> **Aim of the exercise**:
Quote the listing below in full and exactly as written, but omit every picture.

> **Stored data**:
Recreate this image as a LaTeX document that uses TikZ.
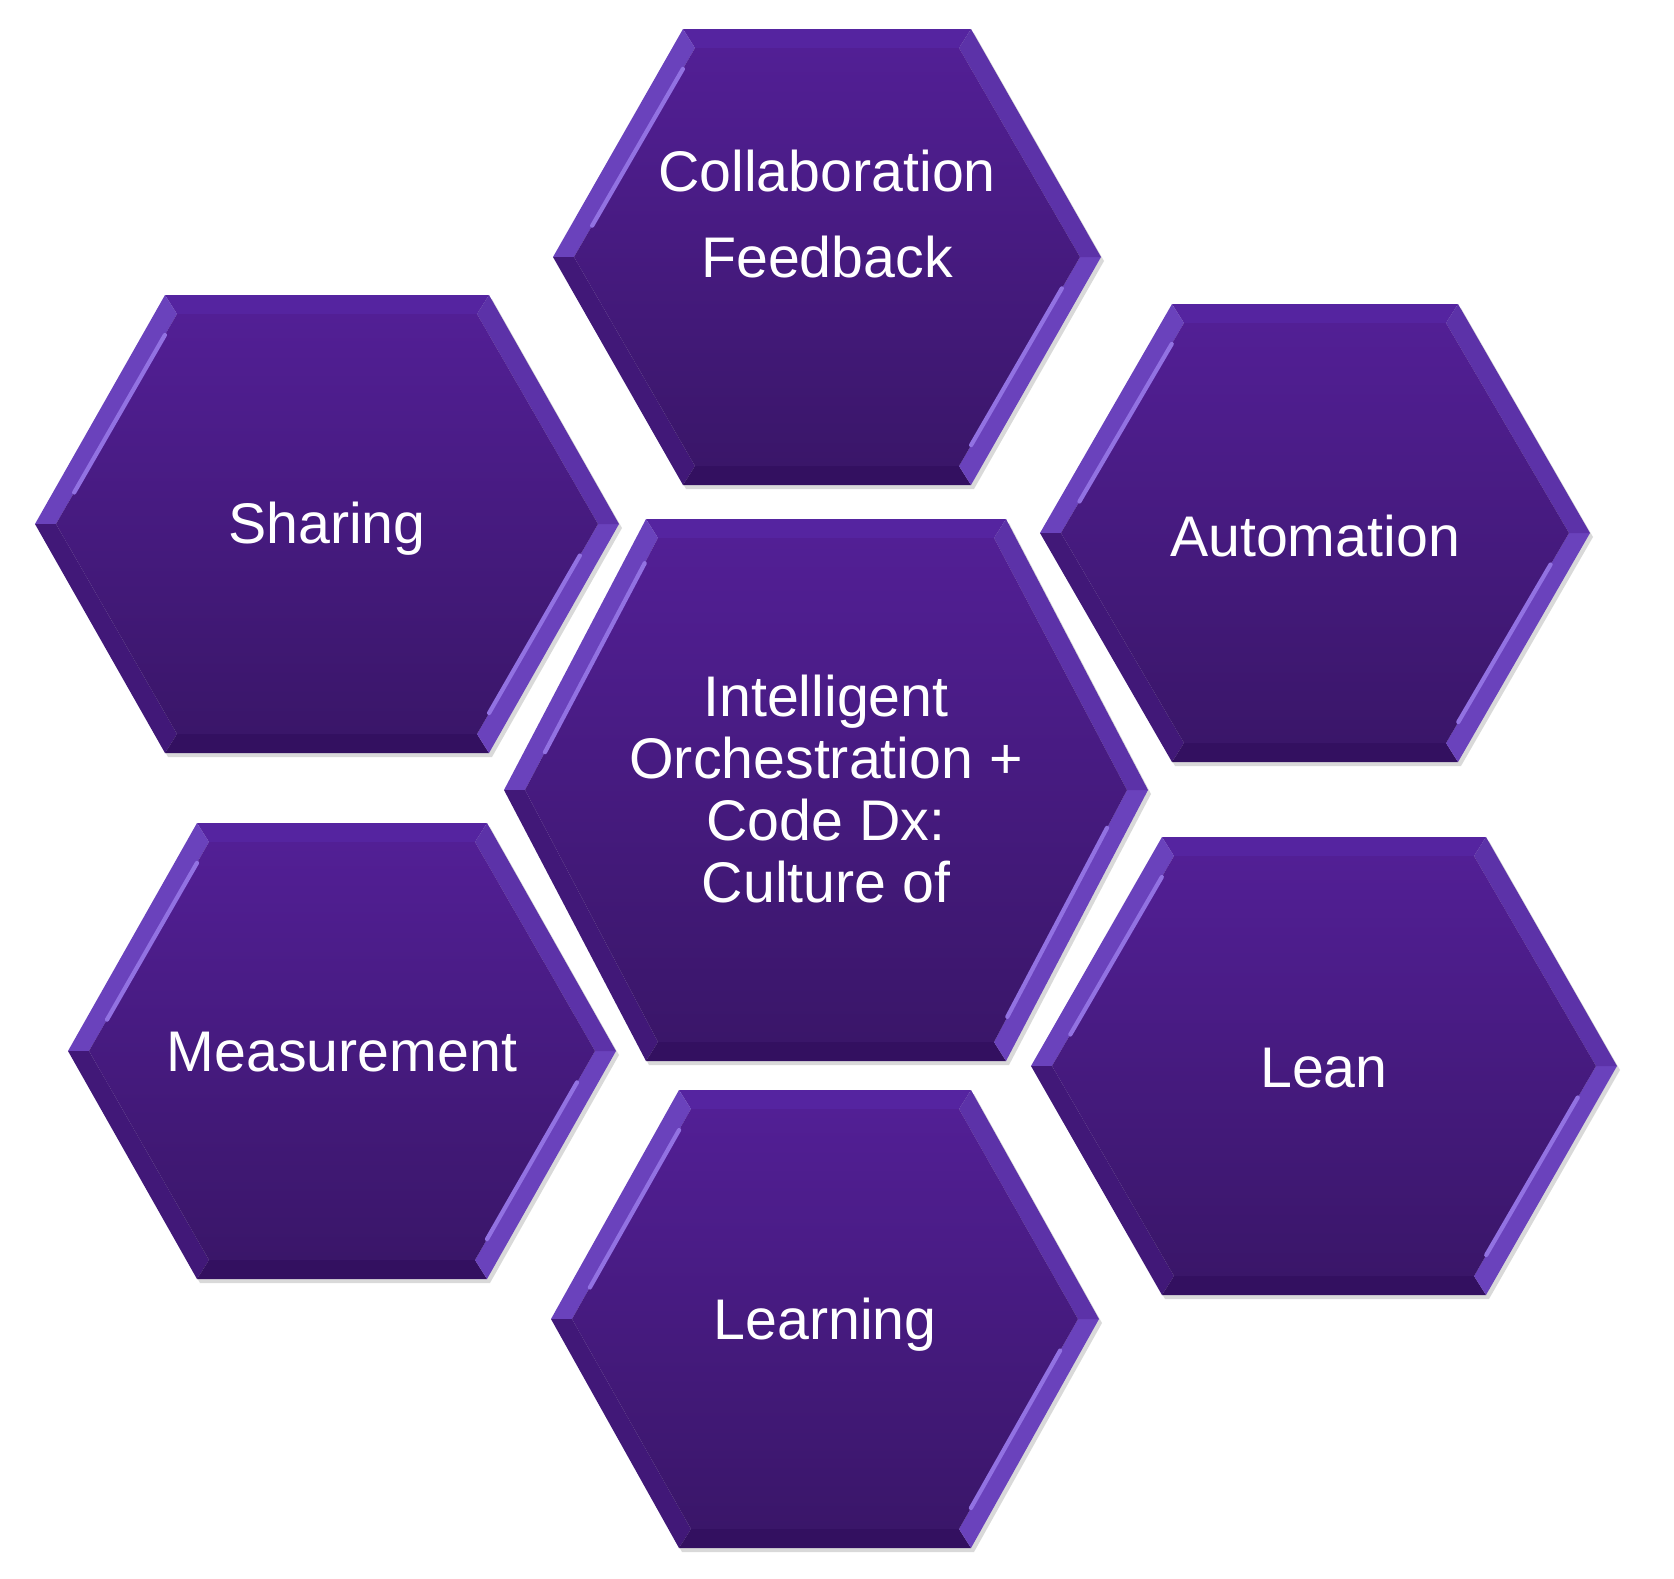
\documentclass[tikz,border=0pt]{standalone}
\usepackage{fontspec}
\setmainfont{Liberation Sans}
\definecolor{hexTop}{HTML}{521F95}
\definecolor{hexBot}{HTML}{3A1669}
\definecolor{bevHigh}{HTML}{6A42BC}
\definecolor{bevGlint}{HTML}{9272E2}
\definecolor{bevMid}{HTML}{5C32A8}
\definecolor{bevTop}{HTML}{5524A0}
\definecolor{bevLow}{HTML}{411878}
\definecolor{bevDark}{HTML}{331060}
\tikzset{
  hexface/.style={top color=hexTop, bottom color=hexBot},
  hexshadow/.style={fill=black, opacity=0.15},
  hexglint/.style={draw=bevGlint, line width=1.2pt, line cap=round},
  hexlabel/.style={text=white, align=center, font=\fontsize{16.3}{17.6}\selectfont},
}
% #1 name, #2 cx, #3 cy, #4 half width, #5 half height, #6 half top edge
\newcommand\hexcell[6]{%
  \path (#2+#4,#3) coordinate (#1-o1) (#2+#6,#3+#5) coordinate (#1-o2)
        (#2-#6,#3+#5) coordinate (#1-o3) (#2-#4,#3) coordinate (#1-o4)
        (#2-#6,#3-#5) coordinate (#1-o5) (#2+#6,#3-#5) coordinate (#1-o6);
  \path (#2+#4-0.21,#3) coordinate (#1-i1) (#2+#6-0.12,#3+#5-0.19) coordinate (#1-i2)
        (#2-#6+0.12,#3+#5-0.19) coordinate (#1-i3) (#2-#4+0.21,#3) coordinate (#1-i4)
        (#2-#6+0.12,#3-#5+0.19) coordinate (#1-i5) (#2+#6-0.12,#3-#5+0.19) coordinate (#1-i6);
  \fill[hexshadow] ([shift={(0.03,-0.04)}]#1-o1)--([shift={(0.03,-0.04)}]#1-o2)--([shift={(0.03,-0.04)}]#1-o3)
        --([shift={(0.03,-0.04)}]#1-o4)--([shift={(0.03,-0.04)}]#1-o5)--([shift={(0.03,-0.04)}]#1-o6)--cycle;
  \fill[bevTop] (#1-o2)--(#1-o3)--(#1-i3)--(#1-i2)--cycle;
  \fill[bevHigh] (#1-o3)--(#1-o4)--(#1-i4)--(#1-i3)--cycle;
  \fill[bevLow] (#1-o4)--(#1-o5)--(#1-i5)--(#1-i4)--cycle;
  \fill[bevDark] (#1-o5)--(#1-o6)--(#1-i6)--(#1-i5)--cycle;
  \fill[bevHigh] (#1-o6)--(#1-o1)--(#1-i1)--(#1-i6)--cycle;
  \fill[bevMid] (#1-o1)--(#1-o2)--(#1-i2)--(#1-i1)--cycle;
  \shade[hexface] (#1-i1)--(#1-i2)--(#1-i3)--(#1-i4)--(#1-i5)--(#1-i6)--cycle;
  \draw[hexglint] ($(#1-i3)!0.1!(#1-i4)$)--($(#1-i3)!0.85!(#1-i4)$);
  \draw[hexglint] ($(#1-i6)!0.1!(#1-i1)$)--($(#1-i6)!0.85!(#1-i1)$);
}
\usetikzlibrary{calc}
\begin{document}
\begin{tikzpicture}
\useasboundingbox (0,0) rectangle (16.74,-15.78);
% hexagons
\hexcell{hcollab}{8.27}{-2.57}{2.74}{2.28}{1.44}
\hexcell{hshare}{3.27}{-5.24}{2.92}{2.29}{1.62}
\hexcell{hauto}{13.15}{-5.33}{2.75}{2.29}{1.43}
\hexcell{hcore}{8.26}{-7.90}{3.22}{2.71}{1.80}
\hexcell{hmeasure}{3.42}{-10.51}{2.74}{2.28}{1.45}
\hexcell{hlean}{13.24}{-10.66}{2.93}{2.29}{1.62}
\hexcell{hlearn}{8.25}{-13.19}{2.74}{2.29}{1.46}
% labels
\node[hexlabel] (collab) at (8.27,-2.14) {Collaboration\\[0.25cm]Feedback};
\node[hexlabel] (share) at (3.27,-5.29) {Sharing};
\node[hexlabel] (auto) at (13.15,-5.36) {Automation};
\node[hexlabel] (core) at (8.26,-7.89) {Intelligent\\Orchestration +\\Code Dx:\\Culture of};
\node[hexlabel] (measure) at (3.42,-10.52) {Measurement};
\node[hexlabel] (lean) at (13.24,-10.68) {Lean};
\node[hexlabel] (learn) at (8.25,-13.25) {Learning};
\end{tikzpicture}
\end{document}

> **Written answer**:
Recreate this image as a LaTeX document that uses TikZ.
\documentclass[tikz,border=0pt]{standalone}
\usepackage{fontspec}
\setmainfont{Liberation Sans}
\definecolor{hexTop}{HTML}{521F95}
\definecolor{hexBot}{HTML}{3A1669}
\definecolor{bevHigh}{HTML}{6A42BC}
\definecolor{bevGlint}{HTML}{9272E2}
\definecolor{bevMid}{HTML}{5C32A8}
\definecolor{bevTop}{HTML}{5524A0}
\definecolor{bevLow}{HTML}{411878}
\definecolor{bevDark}{HTML}{331060}
\tikzset{
  hexface/.style={top color=hexTop, bottom color=hexBot},
  hexshadow/.style={fill=black, opacity=0.15},
  hexglint/.style={draw=bevGlint, line width=1.2pt, line cap=round},
  hexlabel/.style={text=white, align=center, font=\fontsize{16.3}{17.6}\selectfont},
}
% #1 name, #2 cx, #3 cy, #4 half width, #5 half height, #6 half top edge
\newcommand\hexcell[6]{%
  \path (#2+#4,#3) coordinate (#1-o1) (#2+#6,#3+#5) coordinate (#1-o2)
        (#2-#6,#3+#5) coordinate (#1-o3) (#2-#4,#3) coordinate (#1-o4)
        (#2-#6,#3-#5) coordinate (#1-o5) (#2+#6,#3-#5) coordinate (#1-o6);
  \path (#2+#4-0.21,#3) coordinate (#1-i1) (#2+#6-0.12,#3+#5-0.19) coordinate (#1-i2)
        (#2-#6+0.12,#3+#5-0.19) coordinate (#1-i3) (#2-#4+0.21,#3) coordinate (#1-i4)
        (#2-#6+0.12,#3-#5+0.19) coordinate (#1-i5) (#2+#6-0.12,#3-#5+0.19) coordinate (#1-i6);
  \fill[hexshadow] ([shift={(0.03,-0.04)}]#1-o1)--([shift={(0.03,-0.04)}]#1-o2)--([shift={(0.03,-0.04)}]#1-o3)
        --([shift={(0.03,-0.04)}]#1-o4)--([shift={(0.03,-0.04)}]#1-o5)--([shift={(0.03,-0.04)}]#1-o6)--cycle;
  \fill[bevTop] (#1-o2)--(#1-o3)--(#1-i3)--(#1-i2)--cycle;
  \fill[bevHigh] (#1-o3)--(#1-o4)--(#1-i4)--(#1-i3)--cycle;
  \fill[bevLow] (#1-o4)--(#1-o5)--(#1-i5)--(#1-i4)--cycle;
  \fill[bevDark] (#1-o5)--(#1-o6)--(#1-i6)--(#1-i5)--cycle;
  \fill[bevHigh] (#1-o6)--(#1-o1)--(#1-i1)--(#1-i6)--cycle;
  \fill[bevMid] (#1-o1)--(#1-o2)--(#1-i2)--(#1-i1)--cycle;
  \shade[hexface] (#1-i1)--(#1-i2)--(#1-i3)--(#1-i4)--(#1-i5)--(#1-i6)--cycle;
  \draw[hexglint] ($(#1-i3)!0.1!(#1-i4)$)--($(#1-i3)!0.85!(#1-i4)$);
  \draw[hexglint] ($(#1-i6)!0.1!(#1-i1)$)--($(#1-i6)!0.85!(#1-i1)$);
}
\usetikzlibrary{calc}
\begin{document}
\begin{tikzpicture}
\useasboundingbox (0,0) rectangle (16.74,-15.78);
% hexagons
\hexcell{hcollab}{8.27}{-2.57}{2.74}{2.28}{1.44}
\hexcell{hshare}{3.27}{-5.24}{2.92}{2.29}{1.62}
\hexcell{hauto}{13.15}{-5.33}{2.75}{2.29}{1.43}
\hexcell{hcore}{8.26}{-7.90}{3.22}{2.71}{1.80}
\hexcell{hmeasure}{3.42}{-10.51}{2.74}{2.28}{1.45}
\hexcell{hlean}{13.24}{-10.66}{2.93}{2.29}{1.62}
\hexcell{hlearn}{8.25}{-13.19}{2.74}{2.29}{1.46}
% labels
\node[hexlabel] (collab) at (8.27,-2.14) {Collaboration\\[0.25cm]Feedback};
\node[hexlabel] (share) at (3.27,-5.29) {Sharing};
\node[hexlabel] (auto) at (13.15,-5.36) {Automation};
\node[hexlabel] (core) at (8.26,-7.89) {Intelligent\\Orchestration +\\Code Dx:\\Culture of};
\node[hexlabel] (measure) at (3.42,-10.52) {Measurement};
\node[hexlabel] (lean) at (13.24,-10.68) {Lean};
\node[hexlabel] (learn) at (8.25,-13.25) {Learning};
\end{tikzpicture}
\end{document}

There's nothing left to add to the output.